The original Soviet version was first sung during the 1947 World Youth Festival in Prague. The lyrics of the Soviet version of the song – as well as its title were slightly adapted to to suite the East German narrative better. Known as “Jugend aller Nationen” (Youths of all nations), it became a staple song for the Freie Deutsche Jugend (Free German Youth). It’s worth mentioning that the East German Government also knew how effective songs and music were as a propaganda tool, and it was their official strategy to re-educate the german youth that had been indoctrinated with fascist and anti communist ideals.
“Leben” by Heinz Worner – Today
While the placement of the “Leben” piece itself does fit quite nicely next to the school – especially with its youth themes, one does wonder why exactly this piece was chosen – by this specific artists. Both Otto Franke and Heinz Worner knew each other, having fled to Prague and London at the same time, and Worner even created a bust of Franke during their years in exile in London.
Either way, it’s an interesting piece of public art – slightly out of the way for anybody to come across naturally that does not directly live in the area or go to that school. If you known what the text means (you do now), the whole piece makes a bit more sense. If you didn’t grown up in the GDR or aren’t inclined to to study about East German music/culture in your free time – deciphering this piece ad hoc might prove to be a bit tricky.
While these songs were immensely popular, or at least very well known at the time – they are far from it today. There’s probably a good lesson to be made here about the lasting power of music and pop culture, but i’ll let you draw your own conclusions.

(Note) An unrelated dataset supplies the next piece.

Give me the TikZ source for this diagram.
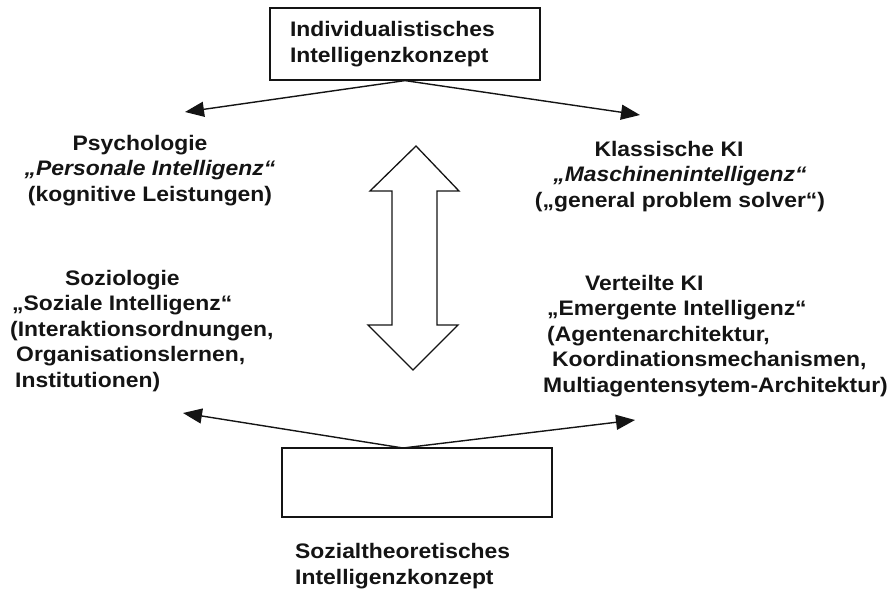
\documentclass[tikz,border=0pt]{standalone}
\usepackage{fontspec}
\setmainfont{Liberation Sans}[FakeStretch=1.09]
\usetikzlibrary{arrows.meta, positioning}
\definecolor{lineColor}{RGB}{20, 20, 20}
\tikzset{
    % --- Kaesten ---
    conceptBox/.style={
        rectangle, draw=lineColor, line width=1.2pt,
        minimum width=270pt, inner sep=0pt
    },
    % --- Texte ---
    fieldText/.style={
        inner sep=0pt, text=lineColor,
        font=\bfseries\fontsize{21}{25.5}\selectfont
    },
    % --- Pfeile ---
    branchArrow/.style={
        draw=lineColor, line width=1.4pt,
        -{Triangle[length=19pt, width=15pt]}
    },
    swapArrow/.style={
        draw=lineColor, line width=1.3pt, fill=white, line join=miter
    }
}

\begin{document}
\begin{tikzpicture}[x=1pt, y=-1pt]

	\useasboundingbox (0,0) rectangle (892,592);

	% =========================================================
	% 1. Konzepte (oben / unten)
	% =========================================================
	\node [conceptBox, fieldText, minimum height=72pt, text width=230pt,
		inner xsep=20pt, align=left] (indiv) at (405,44)
		{Individualistisches\\Intelligenzkonzept};

	\node [conceptBox, minimum height=69pt] (sozial) at (417,482.5) {};
	\node [fieldText, align=left, anchor=north west] (sozialLbl) at (295,543.5)
		{Sozialtheoretisches\\Intelligenzkonzept};

	% =========================================================
	% 2. Disziplinen
	% =========================================================
	\node [fieldText, align=center, anchor=north] (psy) at (150,135)
		{\hspace*{-20pt}Psychologie\\\textit{„Personale Intelligenz“}\\(kognitive Leistungen)};

	\node [fieldText, align=center, anchor=north] (kki) at (680,141)
		{\hspace*{-22pt}Klassische KI\\\textit{„Maschinenintelligenz“}\\(„general problem solver“)};

	\node [fieldText, align=left, anchor=north west] (soz) at (10,270)
		{\hspace*{55pt}Soziologie\\
		 \hspace*{2pt}„Soziale Intelligenz“\\
		 (Interaktionsordnungen,\\
		 \hspace*{6pt}Organisationslernen,\\
		 \hspace*{5pt}Institutionen)};

	\node [fieldText, align=left, anchor=north west] (vki) at (543,275)
		{\hspace*{42pt}Verteilte KI\\
		 \hspace*{4pt}„Emergente Intelligenz“\\
		 \hspace*{4pt}(Agentenarchitektur,\\
		 \hspace*{9pt}Koordinationsmechanismen,\\
		 Multiagentensytem-Architektur)};

	% =========================================================
	% 3. Verzweigungen
	% =========================================================
	\coordinate (psyTip) at (185,112);
	\coordinate (kkiTip) at (640,115);
	\coordinate (sozTip) at (183,413);
	\coordinate (vkiTip) at (635,420);
	\coordinate (sozTop) at (403,448);

	\draw [branchArrow] (indiv.south) -- (psyTip);
	\draw [branchArrow] (indiv.south) -- (kkiTip);
	\draw [branchArrow] (sozTop) -- (sozTip);
	\draw [branchArrow] (sozTop) -- (vkiTip);

	% =========================================================
	% 4. Doppelpfeil
	% =========================================================
	\draw [swapArrow] (416,146) -- (459,191) -- (437,191) -- (437,325)
		-- (458,325) -- (413,370) -- (368,325) -- (392,325)
		-- (392,191) -- (370,191) -- cycle;

\end{tikzpicture}
\end{document}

Like most pieces of Public Art in Berlin, this one has the usual graffiti on it – though less than I would have expected. It’s in great shape with no visible damage – and all bronze silhouettes are clearly visible. If one does choose to venture out into the area – the FEZ is not too far away, offering a wonderful (and for some nostalgic) walk through a park with a Pioneer railway and Socialist Art. Highly recommended.